Friday, 5 February 2010

Thanks be to Hypnos and the Blessed Wings of Morpheus

Those mosquito coils worked a treat! Thank heavens (and the above mentioned gods if you're so inclined) I don't know how many more nights I could have taken being dive bombed in the ears. Why do they always seem to target the ears (and occasionally the nostrils) anyway? Is there significant heat lost from the body through those various orifi that they're attracted to them as a heat source?

Having just been through my emails for the day, I noticed a new scam now doing the rounds. This one aimed at Bigpond (a large ISP in Australia) users, along the same lines as the standard bank phishing scams. Just as well I sent out that warning about email scams to my newsletter subscribers yesterday.

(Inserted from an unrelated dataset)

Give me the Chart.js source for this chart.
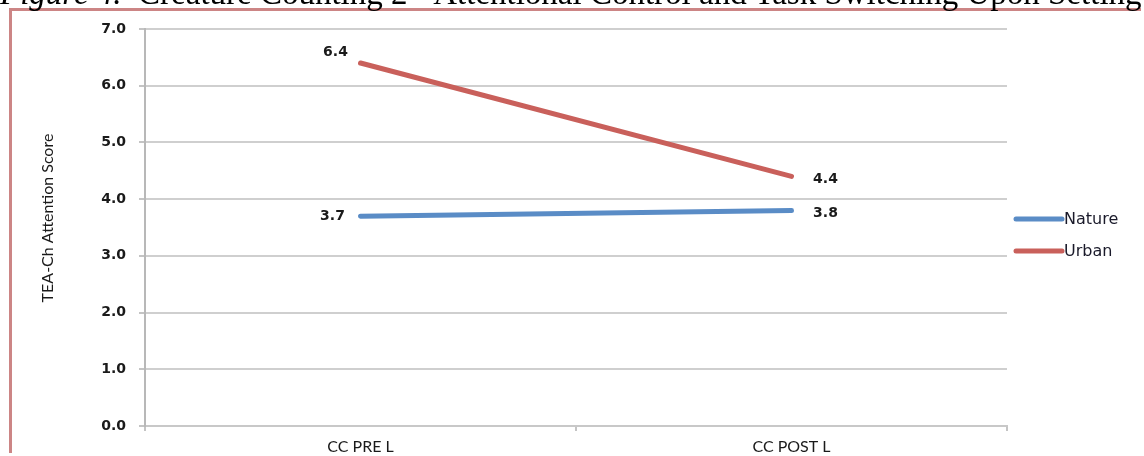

Jeff Carver's course has set me a tough one today. Aliens. One I've neatly avoided till now by basing my worlds early in the space opera developmental stages, pre-FTL, so confined to within our own somewhat limited solar system. I have thought about aliens before, I mean, what kind of sci fi writer with any self respect wouldn't? The thing that's always had me stop short with them before, is the same question that's been plaguing the worlds of biology, philosophy even theology for as long as these various forms of study have existed. What, when it comes down it, is life? Would we even recognise an alien life form if it popped up in our porridge. (To quote the late great Douglas Adams.) I'm going to have to have a long hard think about this one. Just how alien do I want my aliens? I certainly don't want to create yea olde man in a rubber suit type of alien, what's the point, it's been done to death. I'm thinking with my aliens, there will be two very interesting points of view to explore. Differences (obviously) and how those differences affect interactions with humans (who, for now at least will most likely be my main characters... for now... Hmmm) but of course the other potentially very interesting thing to explore may well be similarities, without which they never would have been encountered of course.

While thinking about all this, Paula and I popped out to pick up the mail. We took Basil with us and walked around the, for want of a better word, town. Today I suggested a quick stop off at the odd 'n sods shop up the road. It's called Billy Bags and, despite the tiny size of the town, is quite well known, even back in Kiama before we came here, our next door neighbour told us about the place. Paula had a ball in there while I was minding the dog outside, sniffing the life sized plastic cows (the dog, not me) and exploring the road side around the shop. Then Paula came out and said the shop keeper wanted a word with me. She'd signed up to the Dr Daves newsletter and had been meaning to get in touch about the several computers in her life, all running a whole lot slower than she'd like them to. Needless to say, I'll be back at some as yet unspecified date to rectify the situation for her.

So, Aliens. Note the capitol A. I've decided that my aliens will be very, very different. At least my first ones will be. So different in fact that they're not recognised as a life form at all for some time. I'm still mulling over exactly what form they'll take and how they'll be discovered, but I do have some vague ideas slowly starting to coalesce in my head.

What if the Tectonic plates that our continents rest on are actually alive? What if the Himalayas for example are a form a writing? How does a life-form with such a short life span as us communicate with such a long lived, slow thinking, slow moving, vast thing? It would be like expecting a microbe to communicate with us. No, even that's out of scale, a sub atomic virus, if such a thing could exist. Interesting... what about sub atomic life? I think that may have been done already, but in tandem with the outrageously huge other forms it could make an interesting dynamic. What if the Tectonic life forms are just the larval stage of planet sized life forms, and we're just parasites, or maybe some form of symbiote. Is tearing apart the world actually our function in assisting the gestation of these beings? Is that why wars always seem to be boiling away, ready to spill into ever bigger more dangerous conflagrations. I may just have my next short story idea here...

Pizza is a rare and precious thing, or so it seems in the midlands of Tasmania. Paula and I had decided to go to the pub for dinner last night, only to discover that they don't do counter meals on Fridays anymore, only Saturdays. So, we set out in search for somewhere else to eat. Twenty odd kilometers up the road, we hit the midland highway that runs between Launceston and Hobart and turned right, toward Lonny as the locals call it. We'd programmed our GPS to find us the nearest place to eat and it guided us to a gorgeous town called Evandale. We'll have to go back there some day soon. Not much point this night, as every food place in town shut at or before 8:00PM and it was 8:15 by the time we got there. We'd traveled over fifty kilometers by this time and where only twenty odd from Lonny so we decided to keep going. Luckily, we found a pizza take away joint in Perth. Excellent pizza, just an awful long way to go get it. Odd thing was, they heard my wife's American accent and assumed we must be from Hobart because it sounded different from what they usually got. Must not get too many tourists through there of a night.